**Data segment**
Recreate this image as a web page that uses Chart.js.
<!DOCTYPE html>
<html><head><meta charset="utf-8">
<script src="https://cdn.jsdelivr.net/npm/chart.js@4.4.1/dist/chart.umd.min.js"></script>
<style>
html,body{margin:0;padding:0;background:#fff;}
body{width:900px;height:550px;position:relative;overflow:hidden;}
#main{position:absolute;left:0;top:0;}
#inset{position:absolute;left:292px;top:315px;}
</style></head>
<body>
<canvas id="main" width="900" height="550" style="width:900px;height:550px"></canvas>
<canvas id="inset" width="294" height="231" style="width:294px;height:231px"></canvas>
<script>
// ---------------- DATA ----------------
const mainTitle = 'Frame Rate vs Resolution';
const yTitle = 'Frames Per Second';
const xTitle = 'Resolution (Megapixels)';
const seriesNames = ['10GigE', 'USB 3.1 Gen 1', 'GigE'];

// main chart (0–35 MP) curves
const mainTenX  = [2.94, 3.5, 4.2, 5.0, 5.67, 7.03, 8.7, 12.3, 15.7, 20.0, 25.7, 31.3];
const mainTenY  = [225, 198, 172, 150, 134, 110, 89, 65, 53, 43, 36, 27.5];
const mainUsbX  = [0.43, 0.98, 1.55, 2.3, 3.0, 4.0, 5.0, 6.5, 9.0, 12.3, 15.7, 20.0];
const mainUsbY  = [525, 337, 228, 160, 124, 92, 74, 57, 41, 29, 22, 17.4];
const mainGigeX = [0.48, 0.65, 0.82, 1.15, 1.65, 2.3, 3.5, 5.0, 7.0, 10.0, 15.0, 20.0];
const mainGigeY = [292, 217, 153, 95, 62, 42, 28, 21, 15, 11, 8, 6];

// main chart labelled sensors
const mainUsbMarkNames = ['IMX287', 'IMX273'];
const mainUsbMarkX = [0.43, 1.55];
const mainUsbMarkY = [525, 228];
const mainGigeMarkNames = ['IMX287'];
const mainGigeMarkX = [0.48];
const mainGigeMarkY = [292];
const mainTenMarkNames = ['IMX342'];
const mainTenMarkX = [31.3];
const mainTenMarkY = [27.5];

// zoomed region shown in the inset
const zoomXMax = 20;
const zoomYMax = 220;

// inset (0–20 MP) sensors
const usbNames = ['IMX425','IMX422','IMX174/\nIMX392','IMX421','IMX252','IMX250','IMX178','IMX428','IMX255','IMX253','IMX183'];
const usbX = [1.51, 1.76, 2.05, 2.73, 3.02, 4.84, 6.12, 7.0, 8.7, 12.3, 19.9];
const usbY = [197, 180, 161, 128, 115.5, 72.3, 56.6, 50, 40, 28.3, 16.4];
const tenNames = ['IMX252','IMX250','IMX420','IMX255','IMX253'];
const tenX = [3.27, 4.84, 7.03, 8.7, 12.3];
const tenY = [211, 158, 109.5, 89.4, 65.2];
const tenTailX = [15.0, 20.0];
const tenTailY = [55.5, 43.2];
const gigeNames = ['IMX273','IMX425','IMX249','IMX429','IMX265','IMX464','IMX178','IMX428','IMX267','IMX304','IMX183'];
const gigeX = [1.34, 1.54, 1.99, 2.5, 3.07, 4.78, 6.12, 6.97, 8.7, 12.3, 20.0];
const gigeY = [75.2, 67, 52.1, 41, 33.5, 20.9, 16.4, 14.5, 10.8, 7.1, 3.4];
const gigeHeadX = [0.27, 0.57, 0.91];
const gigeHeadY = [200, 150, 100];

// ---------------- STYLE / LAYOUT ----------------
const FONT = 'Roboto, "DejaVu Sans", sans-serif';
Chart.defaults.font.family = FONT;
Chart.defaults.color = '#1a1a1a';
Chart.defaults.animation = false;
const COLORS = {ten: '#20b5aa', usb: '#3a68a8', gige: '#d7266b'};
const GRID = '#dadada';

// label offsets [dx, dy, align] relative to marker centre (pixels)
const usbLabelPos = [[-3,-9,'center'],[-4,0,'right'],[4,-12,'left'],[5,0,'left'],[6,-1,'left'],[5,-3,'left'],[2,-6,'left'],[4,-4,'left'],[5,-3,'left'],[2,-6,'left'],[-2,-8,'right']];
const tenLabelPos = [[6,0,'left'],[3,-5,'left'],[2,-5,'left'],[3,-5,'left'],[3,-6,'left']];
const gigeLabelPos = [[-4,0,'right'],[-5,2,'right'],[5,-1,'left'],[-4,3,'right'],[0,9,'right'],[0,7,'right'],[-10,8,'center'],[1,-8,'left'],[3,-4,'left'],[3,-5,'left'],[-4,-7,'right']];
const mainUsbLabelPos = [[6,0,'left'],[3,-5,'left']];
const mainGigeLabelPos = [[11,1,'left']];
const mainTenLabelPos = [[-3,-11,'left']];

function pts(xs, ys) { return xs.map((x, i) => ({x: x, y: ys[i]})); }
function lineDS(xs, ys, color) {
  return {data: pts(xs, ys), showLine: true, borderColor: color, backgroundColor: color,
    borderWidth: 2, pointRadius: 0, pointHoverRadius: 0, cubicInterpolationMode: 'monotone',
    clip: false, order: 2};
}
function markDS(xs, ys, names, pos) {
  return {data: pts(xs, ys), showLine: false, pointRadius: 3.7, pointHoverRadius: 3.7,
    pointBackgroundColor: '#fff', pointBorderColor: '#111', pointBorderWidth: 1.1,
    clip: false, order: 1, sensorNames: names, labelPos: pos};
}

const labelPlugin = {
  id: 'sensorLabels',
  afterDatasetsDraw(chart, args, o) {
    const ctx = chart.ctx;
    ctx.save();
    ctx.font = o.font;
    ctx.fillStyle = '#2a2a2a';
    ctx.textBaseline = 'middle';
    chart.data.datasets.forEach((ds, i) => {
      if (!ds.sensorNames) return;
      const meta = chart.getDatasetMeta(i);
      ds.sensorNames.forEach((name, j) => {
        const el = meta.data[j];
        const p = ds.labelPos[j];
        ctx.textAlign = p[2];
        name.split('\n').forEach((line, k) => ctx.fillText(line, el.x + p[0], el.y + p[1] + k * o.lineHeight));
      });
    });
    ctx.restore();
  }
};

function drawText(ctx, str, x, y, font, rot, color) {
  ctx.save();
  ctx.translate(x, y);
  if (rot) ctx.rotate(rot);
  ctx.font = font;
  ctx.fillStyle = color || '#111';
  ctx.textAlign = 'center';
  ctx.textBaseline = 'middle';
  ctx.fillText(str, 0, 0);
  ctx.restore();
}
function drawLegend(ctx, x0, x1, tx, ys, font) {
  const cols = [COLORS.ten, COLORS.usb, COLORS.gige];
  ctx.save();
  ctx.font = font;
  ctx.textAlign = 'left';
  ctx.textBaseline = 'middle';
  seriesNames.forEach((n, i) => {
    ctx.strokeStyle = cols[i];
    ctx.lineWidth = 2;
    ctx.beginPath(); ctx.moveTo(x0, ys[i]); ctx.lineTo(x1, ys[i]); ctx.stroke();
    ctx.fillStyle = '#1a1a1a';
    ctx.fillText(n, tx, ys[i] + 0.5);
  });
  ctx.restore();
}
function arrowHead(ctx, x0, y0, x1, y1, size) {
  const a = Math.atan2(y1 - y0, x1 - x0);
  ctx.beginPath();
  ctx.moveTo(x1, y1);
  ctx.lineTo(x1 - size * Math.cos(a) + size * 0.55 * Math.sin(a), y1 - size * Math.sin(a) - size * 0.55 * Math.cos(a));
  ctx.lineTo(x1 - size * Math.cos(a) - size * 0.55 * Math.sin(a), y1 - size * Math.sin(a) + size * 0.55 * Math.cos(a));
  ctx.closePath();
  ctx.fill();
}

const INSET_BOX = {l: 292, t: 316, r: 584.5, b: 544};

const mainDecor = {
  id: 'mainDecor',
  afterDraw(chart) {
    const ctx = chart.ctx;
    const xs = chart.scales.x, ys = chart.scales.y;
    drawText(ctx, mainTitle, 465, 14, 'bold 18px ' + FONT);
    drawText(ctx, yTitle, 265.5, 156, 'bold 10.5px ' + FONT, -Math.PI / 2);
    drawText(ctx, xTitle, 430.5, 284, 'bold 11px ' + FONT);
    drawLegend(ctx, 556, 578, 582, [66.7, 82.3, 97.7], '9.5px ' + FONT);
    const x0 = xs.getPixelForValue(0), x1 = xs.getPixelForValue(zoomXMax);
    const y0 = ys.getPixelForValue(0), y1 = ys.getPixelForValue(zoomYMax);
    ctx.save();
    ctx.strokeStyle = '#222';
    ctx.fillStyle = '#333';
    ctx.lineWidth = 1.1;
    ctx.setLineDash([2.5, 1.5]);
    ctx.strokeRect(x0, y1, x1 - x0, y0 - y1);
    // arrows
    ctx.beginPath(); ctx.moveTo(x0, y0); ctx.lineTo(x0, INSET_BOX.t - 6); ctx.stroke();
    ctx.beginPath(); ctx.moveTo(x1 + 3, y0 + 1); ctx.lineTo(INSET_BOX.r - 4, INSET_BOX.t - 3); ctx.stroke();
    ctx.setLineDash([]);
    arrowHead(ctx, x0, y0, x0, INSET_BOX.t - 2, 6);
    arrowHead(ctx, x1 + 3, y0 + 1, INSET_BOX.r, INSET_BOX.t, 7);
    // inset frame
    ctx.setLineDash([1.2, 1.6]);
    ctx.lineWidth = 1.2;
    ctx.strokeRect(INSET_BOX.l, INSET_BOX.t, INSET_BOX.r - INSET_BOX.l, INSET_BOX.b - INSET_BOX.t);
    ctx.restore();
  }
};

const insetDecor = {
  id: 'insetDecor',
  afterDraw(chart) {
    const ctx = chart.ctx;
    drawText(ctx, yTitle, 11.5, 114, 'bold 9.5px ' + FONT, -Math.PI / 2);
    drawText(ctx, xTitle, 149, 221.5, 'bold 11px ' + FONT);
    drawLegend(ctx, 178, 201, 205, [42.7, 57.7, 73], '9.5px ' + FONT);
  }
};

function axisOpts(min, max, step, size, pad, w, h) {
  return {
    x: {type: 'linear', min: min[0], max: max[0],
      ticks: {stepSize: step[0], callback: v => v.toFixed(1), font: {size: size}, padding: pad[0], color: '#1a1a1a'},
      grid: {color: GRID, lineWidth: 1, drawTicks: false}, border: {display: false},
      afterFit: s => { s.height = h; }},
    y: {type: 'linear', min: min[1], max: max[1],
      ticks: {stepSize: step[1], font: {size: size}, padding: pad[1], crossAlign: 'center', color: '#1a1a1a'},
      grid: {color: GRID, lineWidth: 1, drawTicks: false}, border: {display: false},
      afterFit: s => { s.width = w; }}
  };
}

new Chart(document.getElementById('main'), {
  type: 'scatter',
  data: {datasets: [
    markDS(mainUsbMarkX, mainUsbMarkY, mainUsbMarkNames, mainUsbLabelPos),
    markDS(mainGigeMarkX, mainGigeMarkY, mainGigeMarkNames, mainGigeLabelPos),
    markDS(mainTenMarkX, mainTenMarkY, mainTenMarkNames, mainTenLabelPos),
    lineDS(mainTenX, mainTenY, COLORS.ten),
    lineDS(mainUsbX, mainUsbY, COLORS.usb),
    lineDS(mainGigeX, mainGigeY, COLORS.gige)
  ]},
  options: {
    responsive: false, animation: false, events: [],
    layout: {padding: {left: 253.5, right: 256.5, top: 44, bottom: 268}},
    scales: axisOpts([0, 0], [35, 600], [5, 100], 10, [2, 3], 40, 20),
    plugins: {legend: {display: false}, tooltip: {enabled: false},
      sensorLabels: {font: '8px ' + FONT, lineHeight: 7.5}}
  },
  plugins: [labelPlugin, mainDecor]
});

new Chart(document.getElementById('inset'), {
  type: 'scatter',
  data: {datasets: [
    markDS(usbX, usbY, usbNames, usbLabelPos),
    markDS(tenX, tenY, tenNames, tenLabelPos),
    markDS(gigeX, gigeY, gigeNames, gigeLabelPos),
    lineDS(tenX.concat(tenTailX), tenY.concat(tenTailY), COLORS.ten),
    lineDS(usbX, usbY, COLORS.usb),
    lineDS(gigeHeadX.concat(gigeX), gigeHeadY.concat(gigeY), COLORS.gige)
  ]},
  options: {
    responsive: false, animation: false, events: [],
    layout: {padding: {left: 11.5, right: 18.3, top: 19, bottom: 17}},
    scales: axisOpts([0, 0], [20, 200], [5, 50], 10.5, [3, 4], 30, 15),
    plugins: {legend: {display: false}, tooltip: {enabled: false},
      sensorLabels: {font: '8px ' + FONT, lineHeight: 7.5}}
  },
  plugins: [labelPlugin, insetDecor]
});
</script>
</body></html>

**Exercise**
The lines from the top of the data above down to the line containing "const zoomYMax = 220;" are to be copied exactly; no other line should appear.

**Solution for this task**
Recreate this image as a web page that uses Chart.js.
<!DOCTYPE html>
<html><head><meta charset="utf-8">
<script src="https://cdn.jsdelivr.net/npm/chart.js@4.4.1/dist/chart.umd.min.js"></script>
<style>
html,body{margin:0;padding:0;background:#fff;}
body{width:900px;height:550px;position:relative;overflow:hidden;}
#main{position:absolute;left:0;top:0;}
#inset{position:absolute;left:292px;top:315px;}
</style></head>
<body>
<canvas id="main" width="900" height="550" style="width:900px;height:550px"></canvas>
<canvas id="inset" width="294" height="231" style="width:294px;height:231px"></canvas>
<script>
// ---------------- DATA ----------------
const mainTitle = 'Frame Rate vs Resolution';
const yTitle = 'Frames Per Second';
const xTitle = 'Resolution (Megapixels)';
const seriesNames = ['10GigE', 'USB 3.1 Gen 1', 'GigE'];

// main chart (0–35 MP) curves
const mainTenX  = [2.94, 3.5, 4.2, 5.0, 5.67, 7.03, 8.7, 12.3, 15.7, 20.0, 25.7, 31.3];
const mainTenY  = [225, 198, 172, 150, 134, 110, 89, 65, 53, 43, 36, 27.5];
const mainUsbX  = [0.43, 0.98, 1.55, 2.3, 3.0, 4.0, 5.0, 6.5, 9.0, 12.3, 15.7, 20.0];
const mainUsbY  = [525, 337, 228, 160, 124, 92, 74, 57, 41, 29, 22, 17.4];
const mainGigeX = [0.48, 0.65, 0.82, 1.15, 1.65, 2.3, 3.5, 5.0, 7.0, 10.0, 15.0, 20.0];
const mainGigeY = [292, 217, 153, 95, 62, 42, 28, 21, 15, 11, 8, 6];

// main chart labelled sensors
const mainUsbMarkNames = ['IMX287', 'IMX273'];
const mainUsbMarkX = [0.43, 1.55];
const mainUsbMarkY = [525, 228];
const mainGigeMarkNames = ['IMX287'];
const mainGigeMarkX = [0.48];
const mainGigeMarkY = [292];
const mainTenMarkNames = ['IMX342'];
const mainTenMarkX = [31.3];
const mainTenMarkY = [27.5];

// zoomed region shown in the inset
const zoomXMax = 20;
const zoomYMax = 220;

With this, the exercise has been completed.